**Brief**
Nothing after the line with "1.0932, 1.0933, 1.0942, 1.0885, 1.0922, 1.0925, 1.0900, 1.0909]" belongs in the copy; extract the lines below from the top through that line, pictures left out.
====
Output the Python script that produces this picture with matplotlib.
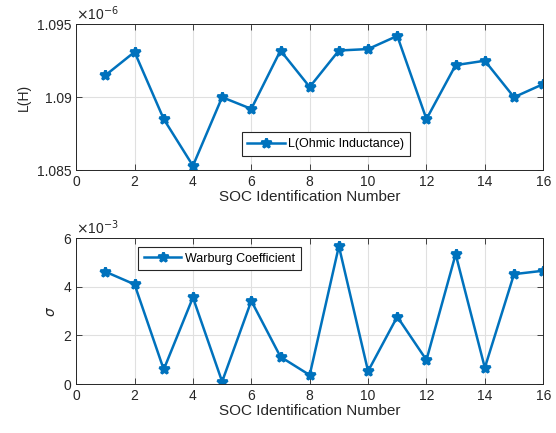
import matplotlib.pyplot as plt

plt.rcParams['font.family'] = ['Liberation Sans', 'DejaVu Sans']

soc = [1, 2, 3, 4, 5, 6, 7, 8, 9, 10, 11, 12, 13, 14, 15, 16]

# inductancia ohmica (x 1e-6 H)
indutancia = [1.0915, 1.0931, 1.0885, 1.0853, 1.0900, 1.0892, 1.0932, 1.0907,
              1.0932, 1.0933, 1.0942, 1.0885, 1.0922, 1.0925, 1.0900, 1.0909]

# coeficiente de Warburg (x 1e-3)
warburg = [4.62, 4.10, 0.60, 3.56, 0.10, 3.42, 1.12, 0.37,
           5.67, 0.53, 2.77, 0.99, 5.34, 0.67, 4.52, 4.66]

azul = '#0072BD'
cinza = '#262626'


def estilo_eixo(ax):
    ax.set_xlim(0, 16)
    ax.set_xticks(range(0, 17, 2))
    ax.grid(True, color='#e0e0e0', linewidth=0.8)
    ax.set_axisbelow(True)
    ax.tick_params(direction='in', top=True, right=True, labelsize=10,
                   colors=cinza, length=4, width=0.6)
    for s in ax.spines.values():
        s.set_color(cinza)
        s.set_linewidth(0.7)
    ax.set_xlabel('SOC Identification Number', fontsize=11, color=cinza, labelpad=1)


def legenda(ax, loc, ancora):
    leg = ax.legend(loc=loc, bbox_to_anchor=ancora, fontsize=9,
                    fancybox=False, edgecolor=cinza, framealpha=1, handlelength=3,
                    borderpad=0.45, handletextpad=0.3, borderaxespad=0)
    leg.get_frame().set_linewidth(0.8)


fig = plt.figure(figsize=(5.56, 4.33), dpi=100)

ax1 = fig.add_axes([0.137, 0.607, 0.840, 0.337])
ax1.plot(soc, indutancia, '-*', color=azul, linewidth=1.8, markersize=7,
         markeredgewidth=2, label='L(Ohmic Inductance)')
estilo_eixo(ax1)
ax1.set_ylim(1.085, 1.095)
ax1.set_yticks([1.085, 1.09, 1.095])
ax1.set_yticklabels(['1.085', '1.09', '1.095'])
ax1.set_ylabel('L(H)', fontsize=10, color=cinza)
ax1.text(0.0, 1.01, r'$\times$10$^{-6}$', transform=ax1.transAxes, fontsize=10,
         color=cinza, va='bottom', ha='left')
legenda(ax1, 'lower left', (0.354, 0.10))

ax2 = fig.add_axes([0.137, 0.113, 0.840, 0.337])
ax2.plot(soc, warburg, '-*', color=azul, linewidth=1.8, markersize=7,
         markeredgewidth=2, label='Warburg Coefficient')
estilo_eixo(ax2)
ax2.set_ylim(0, 6)
ax2.set_yticks([0, 2, 4, 6])
ax2.set_ylabel(r'$\sigma$', fontsize=10, color=cinza)
ax2.text(0.0, 1.01, r'$\times$10$^{-3}$', transform=ax2.transAxes, fontsize=10,
         color=cinza, va='bottom', ha='left')
legenda(ax2, 'upper left', (0.133, 0.94))

fig.savefig('out.png', dpi=100)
====
**Output**
Output the Python script that produces this picture with matplotlib.
import matplotlib.pyplot as plt

plt.rcParams['font.family'] = ['Liberation Sans', 'DejaVu Sans']

soc = [1, 2, 3, 4, 5, 6, 7, 8, 9, 10, 11, 12, 13, 14, 15, 16]

# inductancia ohmica (x 1e-6 H)
indutancia = [1.0915, 1.0931, 1.0885, 1.0853, 1.0900, 1.0892, 1.0932, 1.0907,
              1.0932, 1.0933, 1.0942, 1.0885, 1.0922, 1.0925, 1.0900, 1.0909]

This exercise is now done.